Forcing, faking and flowering

Victoria has a brilliant post about the natural and unnatural history of the poinsettia, that most forced of winter flowers (not that it’s a flower, exactly) which led me to reflect on the nature of flowers in winter in a temperate climate and why we invest so much in something so transient. And truly, so fake, because it can hardly survive here even with a lot of care.

I don’t like poinsettias that much, have never owned one, and never bought one for somebody else. I do have a dirty secret though – at this time of year I haunt garden centres, buying up the pots of forced hyacinth bulbs that they sell of a half price or better between now and February. Often they are droopy – the flowers hang over the edge of the pot instead of standing up like soldiers in overlarge busbys. I don’t mind that. I buy them for their fragrance, to which I am addicted, and then to plant them out in the garden, where they will flower much later in the following year, but flower they will.

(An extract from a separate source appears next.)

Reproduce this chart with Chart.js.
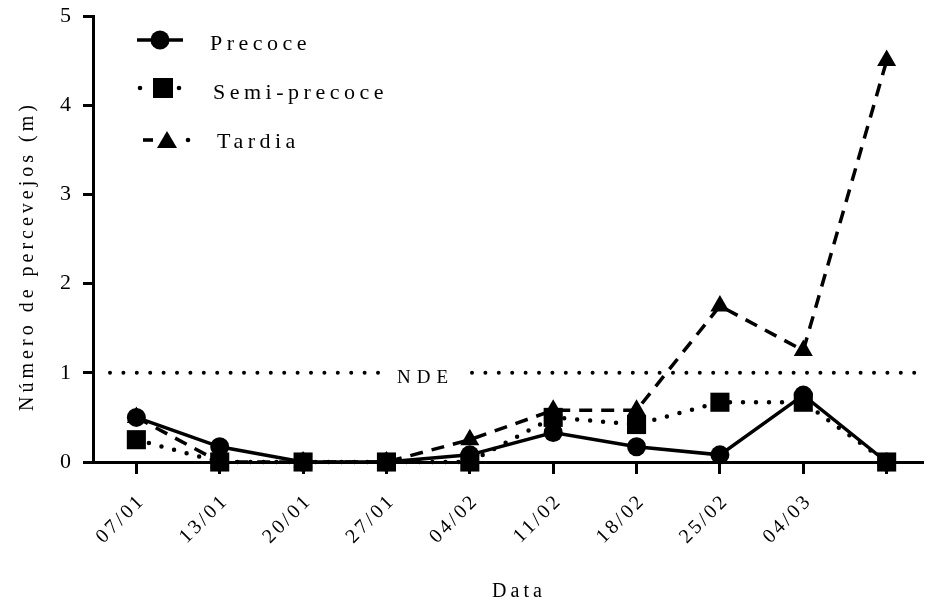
<!DOCTYPE html>
<html>
<head>
<meta charset="utf-8">
<script src="https://cdn.jsdelivr.net/npm/chart.js@4/dist/chart.umd.min.js"></script>
<style>
  html, body { margin: 0; padding: 0; background: #fff; }
  #wrap { width: 936px; height: 603px; position: relative; }
</style>
</head>
<body>
<div id="wrap"><canvas id="c"></canvas></div>
<script>
// Sampling dates (the last sample has no date label on the axis)
const categories = ['07/01', '13/01', '20/01', '27/01', '04/02', '11/02', '18/02', '25/02', '04/03', ''];

// Mean number of stink bugs per metre, by maturity group
const precoce     = [0.50, 0.17, 0, 0, 0.08, 0.33, 0.17, 0.08, 0.75, 0];
const semiPrecoce = [0.25, 0,    0, 0, 0,    0.50, 0.42, 0.67, 0.67, 0];
const tardia      = [0.50, 0,    0, 0, 0.25, 0.58, 0.58, 1.75, 1.25, 4.50];

const seriesNames = ['Precoce', 'Semi-precoce', 'Tardia'];
const yTicks = [0, 1, 2, 3, 4, 5];
const ndeLevel = 1;          // economic damage threshold
const ndeLabel = 'NDE';
const xTitle = 'Data';
const yTitle = 'Número de percevejos (m)';

const SERIF = '"Liberation Serif", "DejaVu Serif", serif';

const toPoints = arr => arr.map((v, i) => ({ x: i, y: v }));

// Dotted threshold line with a gap for its label
const ndePlugin = {
  id: 'nde',
  beforeDatasetsDraw(chart) {
    const { ctx, chartArea, scales } = chart;
    const y = scales.y.getPixelForValue(ndeLevel);
    const gapL = 380, gapR = 472;
    ctx.save();
    ctx.strokeStyle = '#000';
    ctx.lineWidth = 4;
    ctx.lineCap = 'round';
    ctx.setLineDash([0, 13.4]);
    ctx.beginPath();
    ctx.moveTo(chartArea.left + 17, y);
    ctx.lineTo(gapL, y);
    ctx.stroke();
    ctx.beginPath();
    ctx.moveTo(gapR, y);
    ctx.lineTo(chartArea.right, y);
    ctx.stroke();
    ctx.setLineDash([]);
    ctx.fillStyle = '#000';
    ctx.font = '19px ' + SERIF;
    ctx.letterSpacing = '6px';
    ctx.textAlign = 'left';
    ctx.textBaseline = 'middle';
    ctx.fillText(ndeLabel, 397, y + 5);
    ctx.restore();
  }
};

// Axis titles and legend, drawn with wide letter spacing
const textPlugin = {
  id: 'texts',
  beforeDraw(chart) {
    chart.ctx.letterSpacing = '3px';
  },
  afterDraw(chart) {
    const { ctx } = chart;
    ctx.save();
    ctx.fillStyle = '#000';
    ctx.strokeStyle = '#000';

    // axis titles
    ctx.font = '20px ' + SERIF;
    ctx.letterSpacing = '4px';
    ctx.textAlign = 'center';
    ctx.textBaseline = 'middle';
    ctx.fillText(xTitle, 519, 592);
    ctx.save();
    ctx.translate(28, 256);
    ctx.rotate(-Math.PI / 2);
    ctx.fillText(yTitle, 0, 0);
    ctx.restore();

    // legend
    const rows = [
      { y: 40, text: 210, base: 50 },
      { y: 88, text: 213, base: 99 },
      { y: 140, text: 217, base: 148 }
    ];
    ctx.lineWidth = 3.5;
    // Precoce: solid line + circle
    ctx.beginPath();
    ctx.moveTo(137, rows[0].y); ctx.lineTo(183, rows[0].y); ctx.stroke();
    ctx.beginPath(); ctx.arc(160, rows[0].y, 9.5, 0, Math.PI * 2); ctx.fill();
    // Semi-precoce: dots + square
    ctx.beginPath(); ctx.arc(140, rows[1].y, 2.3, 0, Math.PI * 2); ctx.fill();
    ctx.beginPath(); ctx.arc(179, rows[1].y, 2.3, 0, Math.PI * 2); ctx.fill();
    ctx.fillRect(153, rows[1].y - 10, 20, 20);
    // Tardia: dash + triangle + dot
    ctx.fillRect(143, rows[2].y - 1.8, 10, 3.6);
    ctx.beginPath();
    ctx.moveTo(167, rows[2].y - 9);
    ctx.lineTo(177, rows[2].y + 8);
    ctx.lineTo(157, rows[2].y + 8);
    ctx.closePath(); ctx.fill();
    ctx.beginPath(); ctx.arc(188, rows[2].y, 2.3, 0, Math.PI * 2); ctx.fill();

    ctx.font = '22px ' + SERIF;
    ctx.letterSpacing = '4.5px';
    ctx.textAlign = 'left';
    ctx.textBaseline = 'alphabetic';
    seriesNames.forEach((n, i) => ctx.fillText(n, rows[i].text, rows[i].base));
    ctx.restore();
  }
};

new Chart(document.getElementById('c'), {
  type: 'line',
  data: {
    datasets: [
      {
        label: seriesNames[0],
        data: toPoints(precoce),
        borderColor: '#000', backgroundColor: '#000',
        borderWidth: 3.5,
        pointStyle: 'circle', pointRadius: 9.5, pointBorderWidth: 0,
        order: 1, clip: false
      },
      {
        label: seriesNames[1],
        data: toPoints(semiPrecoce),
        borderColor: '#000', backgroundColor: '#000',
        borderWidth: 4.5, borderDash: [0, 13], borderCapStyle: 'round',
        pointStyle: 'rect', pointRadius: 13.5, pointBorderWidth: 0,
        order: 0, clip: false
      },
      {
        label: seriesNames[2],
        data: toPoints(tardia),
        borderColor: '#000', backgroundColor: '#000',
        borderWidth: 3.5, borderDash: [13, 9],
        pointStyle: 'triangle', pointRadius: 11, pointBorderWidth: 0,
        order: 2, clip: false
      }
    ]
  },
  options: {
    responsive: true,
    maintainAspectRatio: false,
    animation: false,
    events: [],
    layout: { padding: { top: 16, right: 0, left: 0, bottom: 0 } },
    plugins: { legend: { display: false }, tooltip: { enabled: false } },
    scales: {
      x: {
        type: 'linear',
        min: -0.52, max: 9.43,
        afterBuildTicks: s => { s.ticks = categories.map((c, i) => ({ value: i })); },
        afterFit: s => { s.height = 141; s.paddingLeft = 0; s.paddingRight = 0; },
        border: { color: '#000', width: 3 },
        grid: { drawOnChartArea: false, drawTicks: true, tickLength: 12, color: '#000', lineWidth: 3 },
        ticks: {
          autoSkip: false,
          maxRotation: 45, minRotation: 45,
          padding: 15, labelOffset: 6,
          color: '#000',
          font: { family: SERIF, size: 20 },
          callback: v => categories[v] ?? ''
        }
      },
      y: {
        min: 0, max: 5,
        afterBuildTicks: s => { s.ticks = yTicks.map(v => ({ value: v })); },
        afterFit: s => { s.width = 93; s.paddingTop = 0; s.paddingBottom = 0; },
        border: { color: '#000', width: 3 },
        grid: { drawOnChartArea: false, drawTicks: true, tickLength: 10, color: '#000', lineWidth: 3 },
        ticks: {
          padding: 9,
          color: '#000',
          font: { family: SERIF, size: 22 }
        }
      }
    }
  },
  plugins: [ndePlugin, textPlugin]
});
</script>
</body>
</html>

I don’t force any bulb – I am too lazy. But I do like to have something going on in the garden at all times, and right now it’s my winter planters that have lovely tall stems of miniature iris already, the first anemones are going for it (why? It’s way too early but they obviously want to beat the rush) and the stubby emergence of the hyacinths has begun too. It’s just as exciting, to me, as the whole showy, fragrance-free, delicacy of the poinsettia, but my bulbs will survive without needing much more care than a regular repotting and they provide fragrance, colour and – dare I say it? – excitement, for many years.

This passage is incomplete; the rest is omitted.